Radio-frequency magnetron sputter deposition of ultrathick boron carbide films

Abstract

The deposition of thick B4C films with low residual stress by conventional direct-current magnetron sputtering is accompanied by the formation of dust particulates contaminating the target, chamber, and substrates and leading to the formation of nodular defects in films. Here, we demonstrate that the formation of particulates is greatly reduced during radio-frequency magnetron sputtering (RFMS). We systematically study properties of B4C films deposited by RFMS with a substrate temperature of 330 °C, a target-to-substrate distance of 10 cm, Ar working gas pressure in the range of 4.5–12.0 mTorr (0.6–1.6 Pa), and substrate tilt angles of 0°–80°. All films are x-ray amorphous. A columnar structure develops with increasing either Ar pressure or substrate tilt. For columnar films, the column tilt angle decreases with increasing Ar pressure, which we attribute to a corresponding increase in the width of the distribution of impact angles of deposition flux.
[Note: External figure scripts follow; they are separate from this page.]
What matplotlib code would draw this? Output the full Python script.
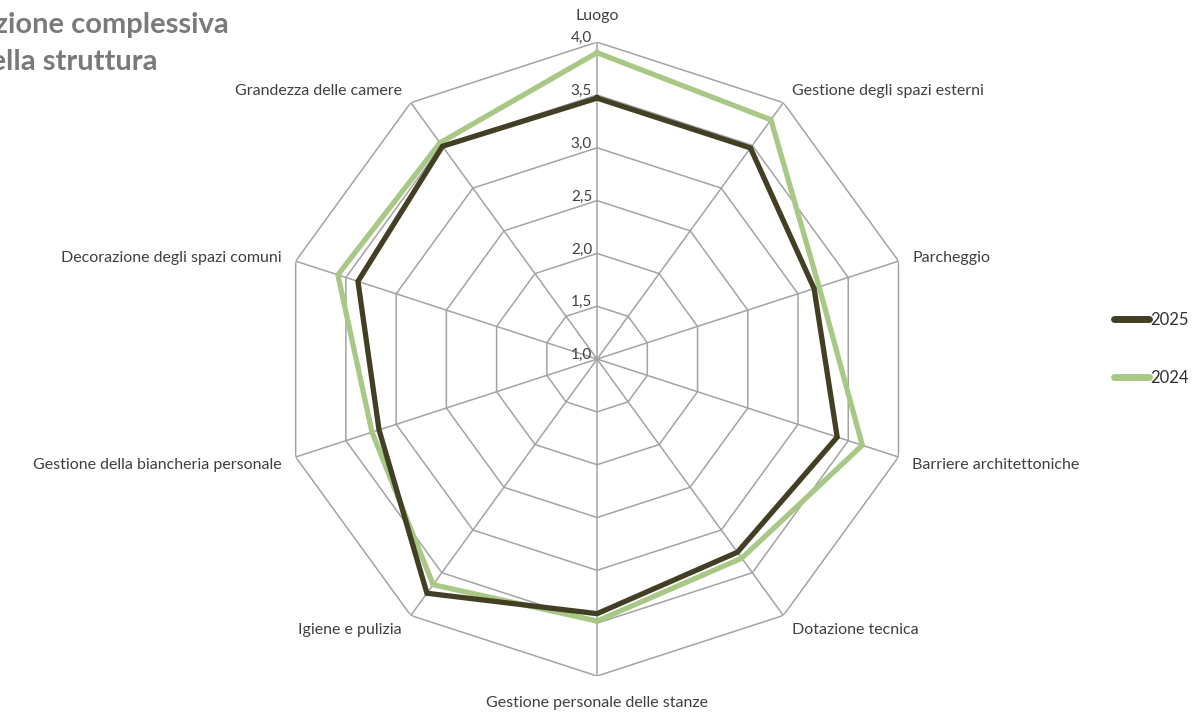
import numpy as np
import matplotlib.pyplot as plt

plt.rcParams['font.family'] = ['Lato', 'DejaVu Sans']

categorie = ['Luogo', 'Gestione degli spazi esterni', 'Parcheggio',
             'Barriere architettoniche', 'Dotazione tecnica',
             'Gestione personale delle stanze', 'Igiene e pulizia',
             'Gestione della biancheria personale',
             'Decorazione degli spazi comuni', 'Grandezza delle camere']
val_2025 = [3.47, 3.47, 3.16, 3.39, 3.26, 3.41, 3.74, 3.17, 3.38, 3.49]
val_2024 = [3.90, 3.80, 3.21, 3.64, 3.33, 3.48, 3.64, 3.24, 3.58, 3.53]
anelli = [1.0, 1.5, 2.0, 2.5, 3.0, 3.5, 4.0]
etichette_anelli = ['1,0', '1,5', '2,0', '2,5', '3,0', '3,5', '4,0']

n = len(categorie)
angoli = np.linspace(0, 2 * np.pi, n, endpoint=False)
angoli_chiusi = np.append(angoli, angoli[0])

fig = plt.figure(figsize=(11.92, 7.13), dpi=100)
ax = fig.add_axes([0.2349, 0.0519, 0.532, 0.889], projection='polar')
ax.set_theta_zero_location('N')
ax.set_theta_direction(-1)
ax.set_ylim(1, 4)
ax.grid(False)
ax.spines['polar'].set_visible(False)
ax.set_xticks([])
ax.set_yticks([])

# griglia poligonale
grigio = '#a3a3a3'
for r in anelli[1:]:
    ax.plot(angoli_chiusi, [r] * (n + 1), color=grigio, lw=1.1, zorder=1)
for a in angoli:
    ax.plot([a, a], [1, 4], color=grigio, lw=1.1, zorder=1)

# etichette scala
for r, t in zip(anelli, etichette_anelli):
    ax.annotate(t, xy=(0, r), xytext=(-5, -3), textcoords='offset pixels',
                ha='right', va='bottom', fontsize=11, color='#404040')

# serie
scuro = '#433f25'
verde = '#a8c886'
ax.plot(angoli_chiusi, val_2024 + val_2024[:1], color=verde, lw=3.8, zorder=3,
        solid_joinstyle='miter')
ax.plot(angoli_chiusi, val_2025 + val_2025[:1], color=scuro, lw=3.8, zorder=4,
        solid_joinstyle='miter')

# etichette categorie
offset = [(0, 26, 'center'), (9, 12, 'left'), (14, 3, 'left'), (14, -8, 'left'),
          (9, -15, 'left'), (0, -27, 'center'), (-9, -15, 'right'),
          (-14, -8, 'right'), (-14, 3, 'right'), (-9, 12, 'right')]
for a, c, (dx, dy, ha) in zip(angoli, categorie, offset):
    ax.annotate(c, xy=(a, 4), xytext=(dx, dy), textcoords='offset pixels',
                ha=ha, va='center', fontsize=11.5, color='#404040',
                annotation_clip=False)

# titolo (tagliato a sinistra come nell'originale)
fig.text(229 / 1192, 1 - 25 / 713, 'Valutazione complessiva', ha='right', va='center',
         fontsize=21, fontweight='bold', color='#7a7a7a')
fig.text(158 / 1192, 1 - 62 / 713, 'della struttura', ha='right', va='center',
         fontsize=21, fontweight='bold', color='#7a7a7a')

# legenda
h1, = ax.plot([], [], color=scuro, lw=5, solid_capstyle='round')
h2, = ax.plot([], [], color=verde, lw=5, solid_capstyle='round')
fig.legend([h1, h2], ['2025', '2024'], loc='center left',
           bbox_to_anchor=(1114 / 1192, 1 - 349 / 713), frameon=False,
           fontsize=12, handlelength=2.1, handletextpad=0.1,
           labelspacing=2.5, borderpad=0, borderaxespad=0,
           labelcolor='#303030')

fig.savefig('out.png', dpi=100)
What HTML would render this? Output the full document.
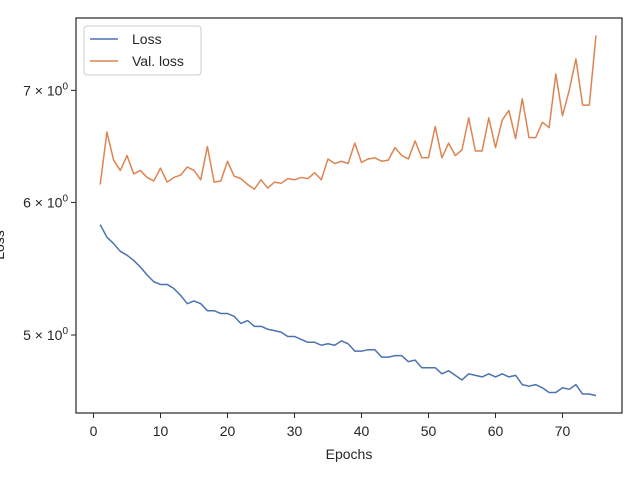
<!DOCTYPE html>
<html><head><meta charset="utf-8"><style>
body{margin:0;background:#fff;}
svg text{font-family:"Liberation Sans","DejaVu Sans",sans-serif;fill:#262626;}
</style></head><body>
<svg id="chart" width="640" height="480" xmlns="http://www.w3.org/2000/svg">
<rect x="0" y="0" width="640" height="480" fill="#fff"/>
<g id="marks"></g>
<rect x="76" y="18" width="546" height="395" fill="none" stroke="#262626" stroke-width="1.2"/>
<g id="xticks"></g><g id="yticks"></g>
<text x="349" y="459" font-size="14" text-anchor="middle">Epochs</text>
<text transform="translate(4,245) rotate(-90)" font-size="14" text-anchor="middle">Loss</text>
<g>
<rect x="84" y="26" width="117" height="49" rx="3" fill="#fff" fill-opacity="0.8" stroke="#ccc"/>
<line x1="90" y1="39" x2="118" y2="39" stroke="#4c72b0" stroke-width="1.5"/>
<text x="132" y="44" font-size="14">Loss</text>
<line x1="90" y1="61" x2="118" y2="61" stroke="#dd8452" stroke-width="1.5"/>
<text x="132" y="66" font-size="14">Val. loss</text>
</g>
</svg>
<script>
const epochs = Array.from({length:75},(_, i)=>i+1);
const lossValues = [5.82,5.72,5.67,5.61,5.58,5.54,5.49,5.43,5.38,5.36,5.36,5.33,5.28,5.22,5.24,5.22,5.17,5.17,5.15,5.15,5.13,5.08,5.10,5.06,5.06,5.04,5.03,5.02,4.99,4.99,4.97,4.95,4.95,4.93,4.94,4.93,4.96,4.94,4.89,4.89,4.90,4.90,4.85,4.85,4.86,4.86,4.82,4.83,4.78,4.78,4.78,4.74,4.76,4.73,4.70,4.74,4.73,4.72,4.74,4.72,4.74,4.72,4.73,4.67,4.66,4.67,4.65,4.62,4.62,4.65,4.64,4.67,4.61,4.61,4.60];
const valLossValues = [6.15,6.61,6.36,6.27,6.40,6.24,6.27,6.21,6.18,6.29,6.17,6.21,6.23,6.30,6.27,6.19,6.48,6.17,6.18,6.35,6.22,6.20,6.15,6.11,6.19,6.12,6.17,6.16,6.20,6.19,6.21,6.20,6.25,6.19,6.37,6.33,6.35,6.33,6.51,6.34,6.37,6.38,6.35,6.36,6.47,6.40,6.37,6.53,6.38,6.38,6.66,6.38,6.51,6.40,6.45,6.74,6.44,6.44,6.74,6.47,6.72,6.81,6.55,6.92,6.56,6.56,6.70,6.65,7.16,6.76,7.00,7.31,6.86,6.86,7.55];
const xTickValues = [0,10,20,30,40,50,60,70];
const yTickValues = [5,6,7];
const yTickLabels = ["5","6","7"];

const NS="http://www.w3.org/2000/svg";
const xs = v => 93.5 + v*6.7;
const ys = v => 335 - 727*Math.log(v/5);
function mk(tag, attrs, parent){const e=document.createElementNS(NS,tag);for(const k in attrs)e.setAttribute(k,attrs[k]);parent.appendChild(e);return e;}
const marks=document.getElementById('marks');
function line(vals,color,name){
  const d=vals.map((v,i)=>(i?'L':'M')+xs(epochs[i]).toFixed(2)+','+ys(v).toFixed(2)).join('');
  const p=mk('path',{d:d,fill:'none',stroke:color,'stroke-width':1.5,'stroke-linejoin':'round'},marks);
  
  
}
line(lossValues,'#4c72b0','loss-line');
line(valLossValues,'#dd8452','val-loss-line');
const xg=document.getElementById('xticks');
xTickValues.forEach(v=>{
  const x=xs(v);
  const t=mk('line',{x1:x,x2:x,y1:413,y2:418,stroke:'#262626','stroke-width':1},xg);
  
  
  const l=mk('text',{x:x,y:436,'font-size':14,'text-anchor':'middle'},xg);
  l.textContent=v;
  
  
});
const yg=document.getElementById('yticks');
yTickValues.forEach((v,i)=>{
  const y=ys(v);
  const t=mk('line',{x1:71,x2:76,y1:y,y2:y,stroke:'#262626','stroke-width':1},yg);
  
  
  const l=mk('text',{x:68,y:y+5,'font-size':14,'text-anchor':'end'},yg);
  
  
  l.innerHTML=yTickLabels[i]+' × 10<tspan dy="-6" font-size="10">0</tspan>';
});
</script>
</body></html>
In contrast to the Keller–Simmons rule, the deposition rate increases with increasing Ar pressure, which suggests a better coupling of the RF energy to the plasma processes that lead to target sputtering at higher pressures. There is a critical substrate tilt angle above which the total residual stress is close to zero. This critical substrate tilt angle is ∼0° for an Ar pressure of 12 mTorr (1.6 Pa). The lower residual stress state, necessary for depositing ultrathick films, is characterized by a larger concentration of nanoscale inhomogeneities and decreased mechanical properties. Based on these results, RFMS deposition of 60-μm-thick B4C films is demonstrated.